I received this book for free from in exchange for an honest review. This does not affect my opinion of the book or the content of my review.
Published by Henry Holt and Company on August 11th 2015
Genres: Fiction, General, Literary, Thrillers
A young wife's new job pits her against the unfeeling machinations of the universe in this dazzling first novel Ursula K. Le Guin hails as "funny, sad, scary, beautiful. I love it."In a windowless building in a remote part of town, the newly employed Josephine inputs an endless string of numbers into something known only as The Database. After a long period of joblessness, she's not inclined to question her fortune, but as the days inch by and the files stack up, Josephine feels increasingly anxious in her surroundings-the office's scarred pinkish walls take on a living quality, the drone of keyboards echoes eerily down the long halls. When one evening her husband Joseph disappears and then returns, offering no explanation as to his whereabouts, her creeping unease shifts decidedly to dread.As other strange events build to a crescendo, the haunting truth about Josephine's work begins to take shape in her mind, even as something powerful is gathering its own form within her. She realizes that in order to save those she holds most dear, she must penetrate an institution whose tentacles seem to extend to every corner of the city and beyond. Both chilling and poignant, The Beautiful Bureaucrat is a novel of rare restraint and imagination. With it, Helen Phillips enters the company of Murakami, Bender, and Atwood as she twists the world we know and shows it back to us full of meaning and wonder-luminous and new.
This was a quick, fun little read. I think I find a certain appeal to quick reads like this for a couple of reasons: (1) the many sci-fi/fantasy book series of which I am a fan; and (2) exposure to clinical writing. So, let me first explain…

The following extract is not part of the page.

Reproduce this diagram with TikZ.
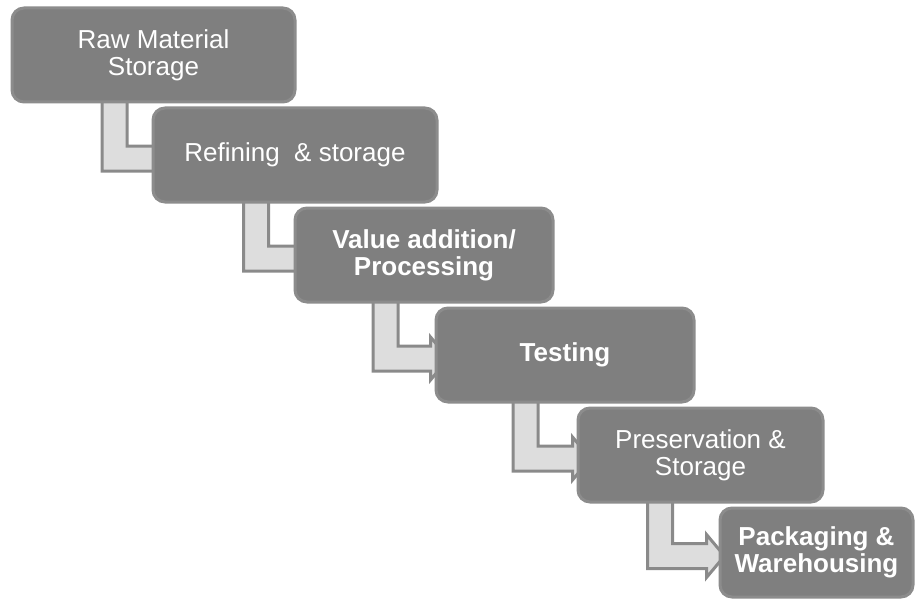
\documentclass[tikz,border=0pt]{standalone}
\usepackage{fontspec}
\setmainfont{Liberation Sans}
\usepackage{tikz}
\usetikzlibrary{calc}
\usetikzlibrary{backgrounds}

\definecolor{boxfill}{HTML}{7F7F7F}
\definecolor{boxedge}{HTML}{8C8C8C}
\definecolor{elbowfill}{HTML}{DDDDDD}
\definecolor{elbowedge}{HTML}{8A8A8A}

\tikzset{
  stage/.style={draw=boxedge, line width=3pt, fill=boxfill, rounded corners=12pt,
    text=white, align=center, inner sep=0pt,
    font=\fontsize{26pt}{27pt}\selectfont},
  elbowarrow/.style={draw=elbowedge, line width=3pt, fill=elbowfill}
}

% elbow arrow: source, target, shaft offset, head gap
\newcommand{\elbow}[4]{%
  \draw[elbowarrow] let \p1 = ($(#1.south west)+(#3,-6)$), \p2 = ($(#2.west)+(-#4,3.5)$) in
    (\x1-12.5pt,\y1) -- (\x1-12.5pt,\y2-12.5pt) -- (\x2,\y2-12.5pt) -- (\x2,\y2-21.5pt)
    -- (\x2+18pt,\y2) -- (\x2,\y2+21.5pt) -- (\x2,\y2+12.5pt)
    -- (\x1+12.5pt,\y2+12.5pt) -- (\x1+12.5pt,\y1) -- cycle;
}

\begin{document}
\begin{tikzpicture}[x=1pt, y=-1pt]
    \useasboundingbox (0,0) rectangle (915,599);

    % -------------------------------------------------------
    % Stages
    % -------------------------------------------------------
    \node[stage, minimum width=283pt, minimum height=94pt] (raw) at (153.5,55) {Raw Material\\Storage};
    \node[stage, minimum width=284pt, minimum height=94pt] (refine) at (295,155) {Refining~ \& storage};
    \node[stage, minimum width=258pt, minimum height=94pt] (value) at (424,255) {\bfseries Value addition/\\\bfseries Processing};
    \node[stage, minimum width=258pt, minimum height=94pt] (testing) at (565,355) {\bfseries Testing};
    \node[stage, minimum width=245pt, minimum height=94pt] (preserve) at (700.5,455) {Preservation \&\\Storage};
    \node[stage, minimum width=193pt, minimum height=89pt] (packaging) at (816.5,552.5) {\bfseries Packaging \&\\\bfseries Warehousing};

    % -------------------------------------------------------
    % Elbow arrows (behind the stages)
    % -------------------------------------------------------
    \begin{scope}[on background layer]
        \elbow{raw}{refine}{104}{-4}
        \elbow{refine}{value}{104.5}{-4}
        \elbow{value}{testing}{92}{4}
        \elbow{testing}{preserve}{91}{4}
        \elbow{preserve}{packaging}{83.5}{12}
    \end{scope}
\end{tikzpicture}
\end{document}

I love a good series. And, from beginning to end, it is usually quite the experience. With unlimited pages, the author has the ability (and often the predilection) to create a story that is bursting with detail. It’s a lot to soak in and hold on to, especially when there are large gaps between books! This book was the antithesis of such a series, but didn’t fail to deliver! It has a great, suspenseful story that gave me enough detail to full capture the world in which Josephine lived and worked. In that sense I was reminded of how to write clinically, and that keeping things concise and relevant were of paramount importance. The author could have easily padded the pages with descriptive flourishes, but she didn’t, and I don’t miss it here. It’s like a literary smoothie, it goes down quick without all that superfluous chewing and yet I get all the happy, little nutrients!
Yet one of my favorite things about this book was the way in which the author wrote what was going on in Josephine’s head. I love the inner dialog Josephine had with herself, often playing with the words as anagrams and rhymes. And one of the best moments was her description of fear:
“They frightened her, the people of the world. She was scared to look up, scared to observe the smiles and frowns on their faces. They were the spies of the Person with Bad Breath. The spoons were, too, and the saltshaker, the napkin dispenser, the strand of hair; all of them keeping tabs on her, the thief. Again, she shut her eyes.”

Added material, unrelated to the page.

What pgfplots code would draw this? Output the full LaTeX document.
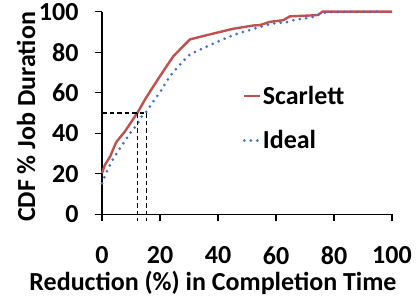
\documentclass[border=0pt]{standalone}
\usepackage{fontspec}
\setmainfont{Carlito}
\usepackage{pgfplots}
\pgfplotsset{compat=1.18}
\definecolor{sred}{RGB}{192,80,77}
\definecolor{iblue}{RGB}{68,114,196}
\begin{document}
\begin{tikzpicture}[font=\fontsize{26}{30}\selectfont\bfseries]
\useasboundingbox (0,0) rectangle (417pt,300pt);
\begin{axis}[
 at={(102pt,85.7pt)}, anchor=south west, scale only axis, width=290pt, height=202.6pt,
 xmin=0,xmax=100,ymin=0,ymax=100,
 axis x line=bottom, axis y line=left, axis line style={-, line width=1.3pt, black},
 xtick={0,20,...,100}, ytick={0,20,...,100},
 tick align=outside, major tick length=7pt, tick style={line width=1.3pt, black},
 /pgf/number format/assume math mode=true,
 ticklabel style={font=\fontsize{26}{30}\selectfont\bfseries},
 xticklabel style={yshift=-22pt},
 yticklabel style={xshift=-13pt},
 clip=false,
 legend style={draw=none, fill=none, at={(axis cs:48.5,64)}, anchor=north west, inner sep=0pt,
   row sep=23pt, font=\fontsize{26}{30}\selectfont\bfseries, nodes={inner sep=1pt}},
 legend cell align=left,
 legend image code/.code={\draw[#1] (0pt,0pt) -- (16pt,0pt);},
]
\addplot[sred, line width=2.4pt] coordinates {
(0,20.3)(1,24.4)(2.8,28.5)(4.5,34.3)(5.1,36)(7.9,40.9)(10.2,45.8)(12.3,50.3)(14.8,56.6)(16.6,60.7)
(21.1,70.6)(24.6,78)(28,83)(30.3,86.3)(33.8,87.6)(39.5,89.6)(45.3,91.6)(52.2,93.2)(54.5,93.4)
(57.9,95)(62.5,95.8)(64.8,97.7)(72.9,98.2)(74.5,98.4)(76,100)(100,100)};
\addlegendentry{Scarlett}
\addplot[iblue, line width=3pt, dash pattern=on 0pt off 6.5pt, line cap=round] coordinates {
(0,15.3)(1.6,21.1)(3.3,26)(5.1,30.2)(7.4,35.1)(9.7,40.1)(12,44.2)(13.7,48.3)(15.4,50.8)(17.7,55.7)
(20.3,61)(23.4,68.1)(26.9,73.9)(30.3,78.9)(33.8,81.3)(39.5,85)(45.3,88.5)(51,91)(54.5,92.5)
(59,94.2)(63.7,94.8)(66,95.8)(72.3,97.2)(74.6,98.6)(76.3,99.4)(79,99.8)(95.5,100)};
\addlegendentry{Ideal}
\addplot[black, line width=1.4pt, dash pattern=on 4.5pt off 3pt, forget plot] coordinates {(0,50)(15.4,50)};
\addplot[black, line width=1.4pt, dash pattern=on 4.5pt off 3pt, forget plot] coordinates {(12.3,50)(12.3,-3.5)};
\addplot[black, line width=1.4pt, dash pattern=on 4.5pt off 3pt, forget plot] coordinates {(15.4,50)(15.4,-3.5)};
\end{axis}
\node at (26pt,183pt) [rotate=90] {CDF \% Job Duration};
\node at (213pt,17pt) {Reduction (\%) in Completion Time};
\end{tikzpicture}
\end{document}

She really nailed the almost irrationality of thought one might experience when in the grips of terror; moments where even those who are usually level-headed fail to find fault in the idea of clandestine cutlery.
Another thing that really grabbed me was how the author beautifully captured the inescapable sense of drudgery of menial jobs and obligation to working somewhere you don’t want to be or that doesn’t value you with an appropriate wage. It brought me back to the first years of my marriage. Although we hadn’t fled the “hinterland” for urban splendor, my husband and I were in a similar situation: living in a shoddy apartment, working for peanuts, having monthly debates on which bills we could pay late. It was tough and trying at times, and I feel that was also reflected in the dynamics of Joseph and Josephine’s relationship throughout the course of the book.
I thoroughly enjoyed this short, single-sitting read. It was suspenseful with a lot of magical realism, and kept me engaged until the very end. If that sounds like a good time to you, I think you’ll like it as well!